--- start ---

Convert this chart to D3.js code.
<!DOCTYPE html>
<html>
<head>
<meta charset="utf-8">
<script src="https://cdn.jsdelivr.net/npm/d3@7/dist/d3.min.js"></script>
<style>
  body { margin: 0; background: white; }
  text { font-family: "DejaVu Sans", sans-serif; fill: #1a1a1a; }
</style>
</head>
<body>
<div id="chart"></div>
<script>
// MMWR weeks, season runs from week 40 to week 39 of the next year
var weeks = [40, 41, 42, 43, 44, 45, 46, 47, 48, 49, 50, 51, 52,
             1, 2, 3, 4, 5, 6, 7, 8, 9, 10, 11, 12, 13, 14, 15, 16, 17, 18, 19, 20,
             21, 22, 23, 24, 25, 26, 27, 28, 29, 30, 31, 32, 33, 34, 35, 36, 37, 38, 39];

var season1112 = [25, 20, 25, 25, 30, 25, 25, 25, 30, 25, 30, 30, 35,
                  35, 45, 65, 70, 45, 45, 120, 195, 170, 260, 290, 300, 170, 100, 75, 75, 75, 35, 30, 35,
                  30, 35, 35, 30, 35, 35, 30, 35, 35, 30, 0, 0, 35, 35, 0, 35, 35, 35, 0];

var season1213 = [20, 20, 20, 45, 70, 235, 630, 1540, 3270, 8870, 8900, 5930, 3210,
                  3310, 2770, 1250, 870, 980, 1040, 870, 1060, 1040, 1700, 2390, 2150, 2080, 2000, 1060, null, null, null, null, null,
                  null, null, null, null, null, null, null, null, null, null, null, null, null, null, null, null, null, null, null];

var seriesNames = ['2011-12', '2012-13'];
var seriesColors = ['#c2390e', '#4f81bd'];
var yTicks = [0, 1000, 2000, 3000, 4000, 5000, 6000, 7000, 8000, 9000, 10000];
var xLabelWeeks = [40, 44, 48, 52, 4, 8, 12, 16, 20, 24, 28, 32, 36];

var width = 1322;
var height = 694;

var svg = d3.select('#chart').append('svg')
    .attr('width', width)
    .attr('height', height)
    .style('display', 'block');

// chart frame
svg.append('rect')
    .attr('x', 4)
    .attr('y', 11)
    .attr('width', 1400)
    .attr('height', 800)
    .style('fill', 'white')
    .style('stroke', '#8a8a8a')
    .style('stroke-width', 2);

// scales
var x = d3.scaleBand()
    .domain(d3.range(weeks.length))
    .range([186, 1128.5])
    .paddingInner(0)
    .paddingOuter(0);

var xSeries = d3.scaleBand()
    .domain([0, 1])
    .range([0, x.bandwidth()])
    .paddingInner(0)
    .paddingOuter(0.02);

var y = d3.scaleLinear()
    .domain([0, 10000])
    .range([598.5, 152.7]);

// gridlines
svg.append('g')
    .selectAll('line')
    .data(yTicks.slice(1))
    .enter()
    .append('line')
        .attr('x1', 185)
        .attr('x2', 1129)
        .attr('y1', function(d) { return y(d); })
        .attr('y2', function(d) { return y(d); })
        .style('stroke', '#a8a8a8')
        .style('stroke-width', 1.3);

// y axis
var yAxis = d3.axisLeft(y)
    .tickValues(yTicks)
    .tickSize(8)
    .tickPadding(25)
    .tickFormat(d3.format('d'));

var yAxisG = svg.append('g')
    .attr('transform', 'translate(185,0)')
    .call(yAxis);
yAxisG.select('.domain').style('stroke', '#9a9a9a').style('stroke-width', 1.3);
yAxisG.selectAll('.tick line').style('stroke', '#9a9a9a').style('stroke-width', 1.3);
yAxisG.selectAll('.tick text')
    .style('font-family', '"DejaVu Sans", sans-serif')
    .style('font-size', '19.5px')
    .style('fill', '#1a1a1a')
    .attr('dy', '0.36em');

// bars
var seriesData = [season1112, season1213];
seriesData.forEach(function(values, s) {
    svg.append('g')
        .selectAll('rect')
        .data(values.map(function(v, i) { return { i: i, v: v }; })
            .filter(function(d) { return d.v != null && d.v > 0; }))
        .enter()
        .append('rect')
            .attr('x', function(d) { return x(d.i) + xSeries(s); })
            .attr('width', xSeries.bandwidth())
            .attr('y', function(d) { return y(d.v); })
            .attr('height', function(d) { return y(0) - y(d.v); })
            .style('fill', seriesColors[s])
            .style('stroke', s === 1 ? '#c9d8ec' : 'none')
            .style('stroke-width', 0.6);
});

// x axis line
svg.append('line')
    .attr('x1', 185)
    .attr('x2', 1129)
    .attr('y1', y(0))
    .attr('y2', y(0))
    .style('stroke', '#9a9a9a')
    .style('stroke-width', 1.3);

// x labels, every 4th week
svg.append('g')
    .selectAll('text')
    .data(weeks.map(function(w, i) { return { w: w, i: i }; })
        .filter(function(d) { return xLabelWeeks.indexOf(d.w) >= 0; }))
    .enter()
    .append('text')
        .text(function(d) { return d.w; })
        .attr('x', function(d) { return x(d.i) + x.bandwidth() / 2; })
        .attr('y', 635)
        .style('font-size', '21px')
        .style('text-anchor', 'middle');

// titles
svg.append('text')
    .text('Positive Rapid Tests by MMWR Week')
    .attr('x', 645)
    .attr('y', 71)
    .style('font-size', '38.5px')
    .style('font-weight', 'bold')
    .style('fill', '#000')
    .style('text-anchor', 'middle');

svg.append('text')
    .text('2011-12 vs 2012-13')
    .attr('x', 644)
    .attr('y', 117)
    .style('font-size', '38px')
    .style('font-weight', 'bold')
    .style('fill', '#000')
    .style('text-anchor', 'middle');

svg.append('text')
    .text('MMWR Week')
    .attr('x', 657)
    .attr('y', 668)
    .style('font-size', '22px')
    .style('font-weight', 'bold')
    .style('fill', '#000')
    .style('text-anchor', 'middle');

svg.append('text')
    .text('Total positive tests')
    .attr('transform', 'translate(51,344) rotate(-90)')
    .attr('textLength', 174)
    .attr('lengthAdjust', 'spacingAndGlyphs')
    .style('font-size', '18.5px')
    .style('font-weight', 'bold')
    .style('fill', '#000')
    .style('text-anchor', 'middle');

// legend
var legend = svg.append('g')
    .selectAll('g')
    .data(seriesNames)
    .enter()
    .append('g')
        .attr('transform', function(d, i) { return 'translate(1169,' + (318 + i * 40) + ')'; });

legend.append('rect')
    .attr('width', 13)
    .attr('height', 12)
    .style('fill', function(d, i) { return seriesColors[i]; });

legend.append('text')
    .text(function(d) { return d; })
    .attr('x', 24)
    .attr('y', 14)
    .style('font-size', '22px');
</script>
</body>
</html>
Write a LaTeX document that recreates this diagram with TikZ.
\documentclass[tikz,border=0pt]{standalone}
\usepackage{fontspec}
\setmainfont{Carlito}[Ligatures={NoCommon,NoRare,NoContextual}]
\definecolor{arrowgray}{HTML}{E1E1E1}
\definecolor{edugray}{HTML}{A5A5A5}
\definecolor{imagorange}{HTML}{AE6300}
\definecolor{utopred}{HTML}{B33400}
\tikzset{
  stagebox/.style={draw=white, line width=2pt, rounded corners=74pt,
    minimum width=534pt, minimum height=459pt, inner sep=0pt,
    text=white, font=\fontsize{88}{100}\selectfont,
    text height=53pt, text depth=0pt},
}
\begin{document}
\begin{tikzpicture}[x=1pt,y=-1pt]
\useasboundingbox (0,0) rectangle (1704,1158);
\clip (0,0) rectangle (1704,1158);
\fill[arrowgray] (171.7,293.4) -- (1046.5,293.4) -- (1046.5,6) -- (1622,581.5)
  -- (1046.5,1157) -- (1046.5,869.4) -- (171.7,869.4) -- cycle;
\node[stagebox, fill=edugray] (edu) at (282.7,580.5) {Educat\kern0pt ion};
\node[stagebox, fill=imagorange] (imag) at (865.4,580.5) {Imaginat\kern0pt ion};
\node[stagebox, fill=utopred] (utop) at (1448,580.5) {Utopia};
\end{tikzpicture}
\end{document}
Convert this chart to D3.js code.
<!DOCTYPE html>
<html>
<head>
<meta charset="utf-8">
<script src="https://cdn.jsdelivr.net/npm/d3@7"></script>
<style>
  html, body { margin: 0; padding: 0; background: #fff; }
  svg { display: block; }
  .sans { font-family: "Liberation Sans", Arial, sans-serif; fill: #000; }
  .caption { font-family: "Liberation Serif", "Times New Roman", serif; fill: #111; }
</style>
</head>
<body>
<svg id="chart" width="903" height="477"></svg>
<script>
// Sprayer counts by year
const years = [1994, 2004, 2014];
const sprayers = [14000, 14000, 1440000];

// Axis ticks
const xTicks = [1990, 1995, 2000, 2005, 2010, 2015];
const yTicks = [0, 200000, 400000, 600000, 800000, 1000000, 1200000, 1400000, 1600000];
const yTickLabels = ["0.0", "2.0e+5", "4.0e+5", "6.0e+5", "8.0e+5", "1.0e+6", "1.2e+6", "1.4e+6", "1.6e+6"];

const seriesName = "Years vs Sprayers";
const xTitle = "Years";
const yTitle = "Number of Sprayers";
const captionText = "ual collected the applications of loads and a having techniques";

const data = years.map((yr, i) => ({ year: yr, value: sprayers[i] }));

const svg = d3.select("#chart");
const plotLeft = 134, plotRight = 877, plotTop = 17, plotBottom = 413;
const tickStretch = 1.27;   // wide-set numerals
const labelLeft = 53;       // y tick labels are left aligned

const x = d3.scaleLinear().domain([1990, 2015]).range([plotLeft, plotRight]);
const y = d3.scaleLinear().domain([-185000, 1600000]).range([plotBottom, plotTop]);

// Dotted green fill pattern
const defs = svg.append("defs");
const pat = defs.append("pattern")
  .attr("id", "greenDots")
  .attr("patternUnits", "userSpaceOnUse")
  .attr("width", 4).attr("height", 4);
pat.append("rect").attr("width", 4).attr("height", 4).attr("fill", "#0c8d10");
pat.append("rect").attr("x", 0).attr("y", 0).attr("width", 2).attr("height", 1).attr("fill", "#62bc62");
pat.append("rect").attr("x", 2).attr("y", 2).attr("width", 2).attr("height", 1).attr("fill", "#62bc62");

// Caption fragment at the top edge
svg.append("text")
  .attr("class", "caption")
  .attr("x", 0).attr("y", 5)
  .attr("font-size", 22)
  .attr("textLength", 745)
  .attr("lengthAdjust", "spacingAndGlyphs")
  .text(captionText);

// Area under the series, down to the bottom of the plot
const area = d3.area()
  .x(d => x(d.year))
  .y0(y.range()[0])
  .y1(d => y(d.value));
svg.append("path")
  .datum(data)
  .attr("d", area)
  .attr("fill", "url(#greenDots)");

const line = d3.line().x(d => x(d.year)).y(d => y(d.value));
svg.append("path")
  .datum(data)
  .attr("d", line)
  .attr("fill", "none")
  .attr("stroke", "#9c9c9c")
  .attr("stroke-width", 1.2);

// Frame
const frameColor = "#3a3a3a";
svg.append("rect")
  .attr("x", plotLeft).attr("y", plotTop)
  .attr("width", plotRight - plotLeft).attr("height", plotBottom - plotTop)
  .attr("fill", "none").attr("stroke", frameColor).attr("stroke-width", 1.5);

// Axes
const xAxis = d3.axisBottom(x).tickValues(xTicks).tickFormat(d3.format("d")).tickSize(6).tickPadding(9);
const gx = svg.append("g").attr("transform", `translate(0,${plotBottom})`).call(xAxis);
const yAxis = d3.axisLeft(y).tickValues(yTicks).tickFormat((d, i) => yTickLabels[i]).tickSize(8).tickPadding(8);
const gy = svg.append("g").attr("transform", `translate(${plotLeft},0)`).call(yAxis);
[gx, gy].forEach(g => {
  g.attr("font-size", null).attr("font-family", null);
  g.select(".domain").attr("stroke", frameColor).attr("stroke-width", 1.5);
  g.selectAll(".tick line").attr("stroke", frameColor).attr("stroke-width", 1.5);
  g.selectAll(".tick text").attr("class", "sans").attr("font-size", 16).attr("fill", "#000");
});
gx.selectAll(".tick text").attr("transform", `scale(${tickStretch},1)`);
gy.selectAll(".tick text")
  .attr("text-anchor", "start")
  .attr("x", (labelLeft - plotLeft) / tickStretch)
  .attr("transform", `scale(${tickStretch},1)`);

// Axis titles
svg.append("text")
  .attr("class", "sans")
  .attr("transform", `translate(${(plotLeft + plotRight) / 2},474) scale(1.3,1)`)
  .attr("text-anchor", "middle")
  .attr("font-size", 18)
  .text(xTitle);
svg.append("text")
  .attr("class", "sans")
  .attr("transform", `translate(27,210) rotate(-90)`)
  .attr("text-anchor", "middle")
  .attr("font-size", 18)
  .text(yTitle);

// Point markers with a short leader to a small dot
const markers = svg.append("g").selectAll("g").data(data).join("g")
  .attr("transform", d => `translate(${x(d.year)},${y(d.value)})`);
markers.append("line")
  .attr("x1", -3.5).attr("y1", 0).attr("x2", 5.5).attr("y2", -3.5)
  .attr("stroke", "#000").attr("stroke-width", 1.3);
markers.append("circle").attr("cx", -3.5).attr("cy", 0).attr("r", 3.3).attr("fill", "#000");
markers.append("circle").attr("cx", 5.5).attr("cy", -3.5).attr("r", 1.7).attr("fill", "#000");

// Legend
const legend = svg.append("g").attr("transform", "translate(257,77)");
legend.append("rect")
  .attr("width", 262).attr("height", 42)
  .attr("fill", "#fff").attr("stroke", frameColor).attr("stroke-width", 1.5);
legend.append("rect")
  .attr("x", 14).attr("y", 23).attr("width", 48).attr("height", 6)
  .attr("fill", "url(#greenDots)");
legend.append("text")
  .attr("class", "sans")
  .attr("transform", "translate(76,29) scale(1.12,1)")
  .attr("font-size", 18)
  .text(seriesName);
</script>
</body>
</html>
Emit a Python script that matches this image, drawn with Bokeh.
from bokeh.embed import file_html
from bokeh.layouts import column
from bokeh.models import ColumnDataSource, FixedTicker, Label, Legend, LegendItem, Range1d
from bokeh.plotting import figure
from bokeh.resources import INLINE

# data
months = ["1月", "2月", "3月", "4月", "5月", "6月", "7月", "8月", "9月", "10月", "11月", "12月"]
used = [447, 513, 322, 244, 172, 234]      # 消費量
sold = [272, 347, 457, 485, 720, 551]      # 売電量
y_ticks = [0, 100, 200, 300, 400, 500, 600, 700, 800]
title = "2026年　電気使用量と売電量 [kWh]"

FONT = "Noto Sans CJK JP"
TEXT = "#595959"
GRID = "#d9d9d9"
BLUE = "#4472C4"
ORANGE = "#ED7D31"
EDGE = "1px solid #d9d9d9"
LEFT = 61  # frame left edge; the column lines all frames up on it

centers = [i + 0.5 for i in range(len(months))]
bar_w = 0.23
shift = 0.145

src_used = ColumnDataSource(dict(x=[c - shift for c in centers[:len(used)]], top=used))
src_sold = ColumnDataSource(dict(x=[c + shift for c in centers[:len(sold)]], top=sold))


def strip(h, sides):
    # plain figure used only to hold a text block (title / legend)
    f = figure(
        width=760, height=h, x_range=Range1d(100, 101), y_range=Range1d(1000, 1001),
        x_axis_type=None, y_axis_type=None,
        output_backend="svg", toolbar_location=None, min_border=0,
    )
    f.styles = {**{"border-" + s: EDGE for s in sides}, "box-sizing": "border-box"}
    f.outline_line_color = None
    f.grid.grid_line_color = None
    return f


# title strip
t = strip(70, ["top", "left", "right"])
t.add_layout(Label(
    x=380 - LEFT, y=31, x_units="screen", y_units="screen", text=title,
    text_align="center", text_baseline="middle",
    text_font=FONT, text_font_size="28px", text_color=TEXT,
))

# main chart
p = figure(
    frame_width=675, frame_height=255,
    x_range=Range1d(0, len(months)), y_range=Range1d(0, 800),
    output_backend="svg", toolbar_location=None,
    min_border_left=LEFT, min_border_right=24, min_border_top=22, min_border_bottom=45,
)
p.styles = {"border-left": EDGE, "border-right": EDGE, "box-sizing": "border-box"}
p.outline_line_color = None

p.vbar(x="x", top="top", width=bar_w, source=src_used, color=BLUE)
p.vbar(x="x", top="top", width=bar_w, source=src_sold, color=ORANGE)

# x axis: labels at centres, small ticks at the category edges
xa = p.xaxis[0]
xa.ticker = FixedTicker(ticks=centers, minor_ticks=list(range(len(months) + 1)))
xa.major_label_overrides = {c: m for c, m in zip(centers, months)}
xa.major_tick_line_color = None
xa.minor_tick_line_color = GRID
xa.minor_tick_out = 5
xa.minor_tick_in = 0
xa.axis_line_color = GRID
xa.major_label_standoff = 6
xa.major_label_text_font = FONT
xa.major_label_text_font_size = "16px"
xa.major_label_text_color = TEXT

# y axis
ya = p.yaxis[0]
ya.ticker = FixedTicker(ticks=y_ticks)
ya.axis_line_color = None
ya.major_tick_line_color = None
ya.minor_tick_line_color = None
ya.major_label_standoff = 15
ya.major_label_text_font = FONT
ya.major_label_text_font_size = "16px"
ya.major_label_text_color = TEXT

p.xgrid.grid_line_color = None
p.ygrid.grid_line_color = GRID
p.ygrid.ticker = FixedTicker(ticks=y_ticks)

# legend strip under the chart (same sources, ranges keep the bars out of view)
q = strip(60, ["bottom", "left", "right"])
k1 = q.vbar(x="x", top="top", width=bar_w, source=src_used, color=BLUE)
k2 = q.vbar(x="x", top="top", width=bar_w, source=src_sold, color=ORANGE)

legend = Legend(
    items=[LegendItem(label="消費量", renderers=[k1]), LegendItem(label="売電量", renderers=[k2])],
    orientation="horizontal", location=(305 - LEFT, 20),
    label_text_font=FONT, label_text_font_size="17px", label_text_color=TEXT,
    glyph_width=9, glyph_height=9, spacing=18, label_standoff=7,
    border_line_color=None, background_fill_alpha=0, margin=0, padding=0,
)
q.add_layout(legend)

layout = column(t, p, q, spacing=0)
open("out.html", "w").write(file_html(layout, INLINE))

--- end ---

# Task statement
Count how many lines in the data contain the word "chart", giving the number without comment.

# Task answer
9